6. Periodic and Responsible Strategy Adjustment

  • Periodic Reviews: Regularly check the performance of the portfolio and adjust the strategy only when absolutely necessary.
  • Justified Reason: Any strategy modification must be well-founded and done sparingly to avoid destabilizing the portfolio.

7. Emergency Fund and Liquidity Management

  • Emergency Reserve: Maintain an emergency fund that covers 3 to 12 months of expenses to avoid liquidating investments at critical times.
  • Dedicated Savings Account: Place the emergency fund in an accessible savings account, separate from your long-term investments.

8. Attention to Taxes and Fiscal Efficiency

  • Tax Awareness: Be aware of the taxes you will pay to investment platforms and tax authorities.
  • Tax Optimization: Explore legal options for minimizing taxes, including agreements to avoid double taxation.

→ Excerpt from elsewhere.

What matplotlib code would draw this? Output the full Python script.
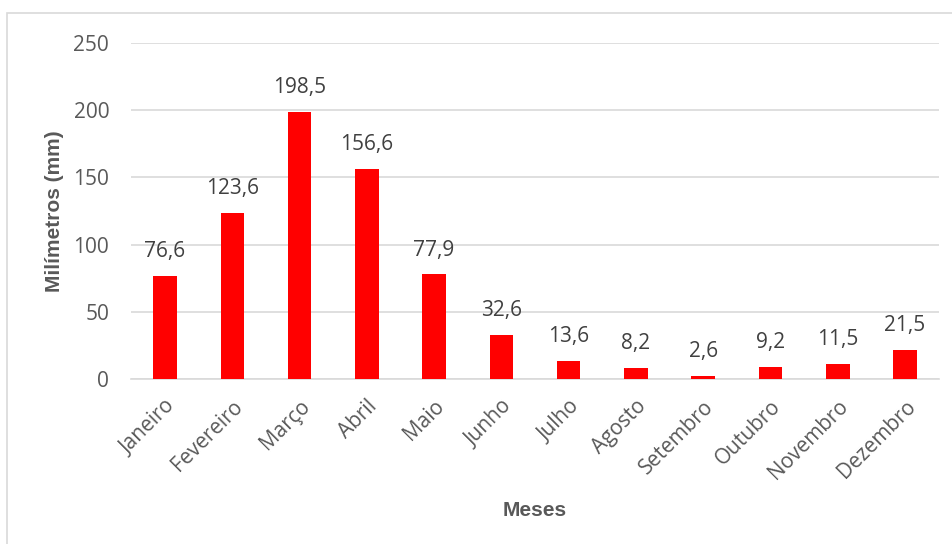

9. Avoiding Speculations and False Promises

  • Thorough Analysis: Avoid investments promising unrealistically high returns (30%+ per year) or considered speculative.
  • Prudence and Realism: Invest in assets based on solid performance and realistic forecasts to minimize loss risks.

Building a healthy investment portfolio requires not only financial knowledge but also discipline, continuous education, and a long-term perspective. By adhering to these comprehensive rules, you can successfully navigate the world of investments and achieve the desired financial independence. A healthy portfolio reflects a balanced and well-planned life.